**What the exercise asks**:
Give the data again exactly as written, skipping any pictures.

-*-*-

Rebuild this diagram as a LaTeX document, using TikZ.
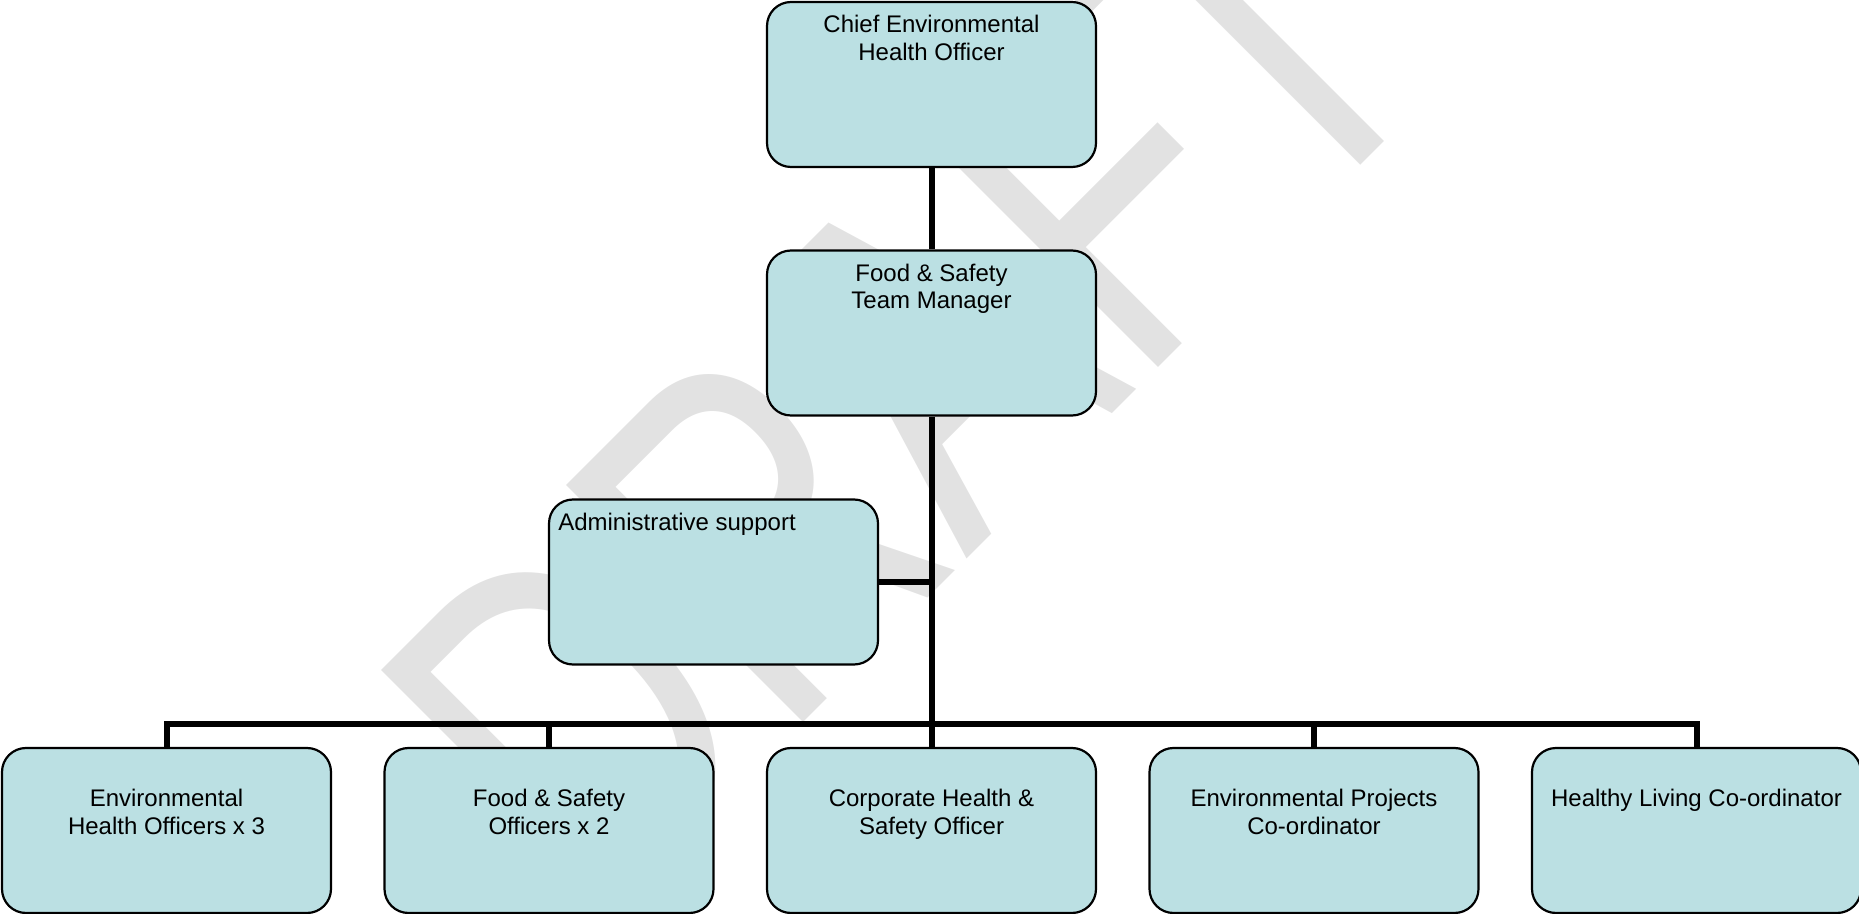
\documentclass[tikz,border=0pt]{standalone}
\usepackage{fontspec}
\setmainfont{Liberation Sans}
\usepackage{graphicx}
\definecolor{boxfill}{RGB}{187,224,227}
\definecolor{wmark}{RGB}{226,226,226}
\begin{document}
\begin{tikzpicture}[x=0.5pt,y=-0.5pt,
  orgbox/.style={draw=black, line width=1.1pt, fill=boxfill, rounded corners=12pt,
    minimum width=164.5pt, minimum height=82.5pt, inner sep=0pt},
  boxtext/.style={anchor=north, inner sep=0pt, align=center,
    font=\fontsize{12}{13.75}\selectfont},
  link/.style={line width=3pt, line join=miter},
  watermark/.style={rotate=45, anchor=base west, inner sep=0pt, text=wmark}]
\useasboundingbox (0,0) rectangle (1859,914);
% watermark
\node[watermark] (wm) at (597,929) {\scalebox{1}[1.346]{\fontsize{181}{181}\selectfont DRAFT}};
% boxes
\node[orgbox] (b1) at (931.5,84.5) {};
\node[orgbox] (b2) at (931.5,333) {};
\node[orgbox] (adm) at (713.5,582) {};
\node[orgbox] (c1) at (166.5,830.5) {};
\node[orgbox] (c2) at (549,830.5) {};
\node[orgbox] (c3) at (931.5,830.5) {};
\node[orgbox] (c4) at (1314,830.5) {};
\node[orgbox] (c5) at (1696.5,830.5) {};
% texts
\node[boxtext] (t1) at ([yshift=-7pt]b1.north) {Chief Environmental\\Health Officer};
\node[boxtext] (t2) at ([yshift=-7pt]b2.north) {Food \& Safety\\Team Manager};
\node[boxtext, anchor=north west, align=left] (tadm) at ([xshift=5pt,yshift=-7pt]adm.north west) {Administrative support};
\node[boxtext] (tc1) at ([yshift=-21pt]c1.north) {Environmental\\Health Officers x 3};
\node[boxtext] (tc2) at ([yshift=-21pt]c2.north) {Food \& Safety\\Officers x 2};
\node[boxtext] (tc3) at ([yshift=-21pt]c3.north) {Corporate Health \&\\Safety Officer};
\node[boxtext] (tc4) at ([yshift=-21pt]c4.north) {Environmental Projects\\Co-ordinator};
\node[boxtext] (tc5) at ([yshift=-21pt]c5.north) {Healthy Living Co-ordinator};
% connectors
\coordinate (bus) at (931.5,724);
\draw[link] (b1.south) -- (b2.north);
\draw[link] (b2.south) -- (bus);
\draw[link] (adm.east) -- (adm.east -| bus);
\draw[link] (c1.north) -- (c1.north |- bus) -- (c5.north |- bus) -- (c5.north);
\foreach \n in {c2,c3,c4} \draw[link] (\n.north) -- (\n.north |- bus);
\end{tikzpicture}
\end{document}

-*-*-

**Completed exercise**:
Rebuild this diagram as a LaTeX document, using TikZ.
\documentclass[tikz,border=0pt]{standalone}
\usepackage{fontspec}
\setmainfont{Liberation Sans}
\usepackage{graphicx}
\definecolor{boxfill}{RGB}{187,224,227}
\definecolor{wmark}{RGB}{226,226,226}
\begin{document}
\begin{tikzpicture}[x=0.5pt,y=-0.5pt,
  orgbox/.style={draw=black, line width=1.1pt, fill=boxfill, rounded corners=12pt,
    minimum width=164.5pt, minimum height=82.5pt, inner sep=0pt},
  boxtext/.style={anchor=north, inner sep=0pt, align=center,
    font=\fontsize{12}{13.75}\selectfont},
  link/.style={line width=3pt, line join=miter},
  watermark/.style={rotate=45, anchor=base west, inner sep=0pt, text=wmark}]
\useasboundingbox (0,0) rectangle (1859,914);
% watermark
\node[watermark] (wm) at (597,929) {\scalebox{1}[1.346]{\fontsize{181}{181}\selectfont DRAFT}};
% boxes
\node[orgbox] (b1) at (931.5,84.5) {};
\node[orgbox] (b2) at (931.5,333) {};
\node[orgbox] (adm) at (713.5,582) {};
\node[orgbox] (c1) at (166.5,830.5) {};
\node[orgbox] (c2) at (549,830.5) {};
\node[orgbox] (c3) at (931.5,830.5) {};
\node[orgbox] (c4) at (1314,830.5) {};
\node[orgbox] (c5) at (1696.5,830.5) {};
% texts
\node[boxtext] (t1) at ([yshift=-7pt]b1.north) {Chief Environmental\\Health Officer};
\node[boxtext] (t2) at ([yshift=-7pt]b2.north) {Food \& Safety\\Team Manager};
\node[boxtext, anchor=north west, align=left] (tadm) at ([xshift=5pt,yshift=-7pt]adm.north west) {Administrative support};
\node[boxtext] (tc1) at ([yshift=-21pt]c1.north) {Environmental\\Health Officers x 3};
\node[boxtext] (tc2) at ([yshift=-21pt]c2.north) {Food \& Safety\\Officers x 2};
\node[boxtext] (tc3) at ([yshift=-21pt]c3.north) {Corporate Health \&\\Safety Officer};
\node[boxtext] (tc4) at ([yshift=-21pt]c4.north) {Environmental Projects\\Co-ordinator};
\node[boxtext] (tc5) at ([yshift=-21pt]c5.north) {Healthy Living Co-ordinator};
% connectors
\coordinate (bus) at (931.5,724);
\draw[link] (b1.south) -- (b2.north);
\draw[link] (b2.south) -- (bus);
\draw[link] (adm.east) -- (adm.east -| bus);
\draw[link] (c1.north) -- (c1.north |- bus) -- (c5.north |- bus) -- (c5.north);
\foreach \n in {c2,c3,c4} \draw[link] (\n.north) -- (\n.north |- bus);
\end{tikzpicture}
\end{document}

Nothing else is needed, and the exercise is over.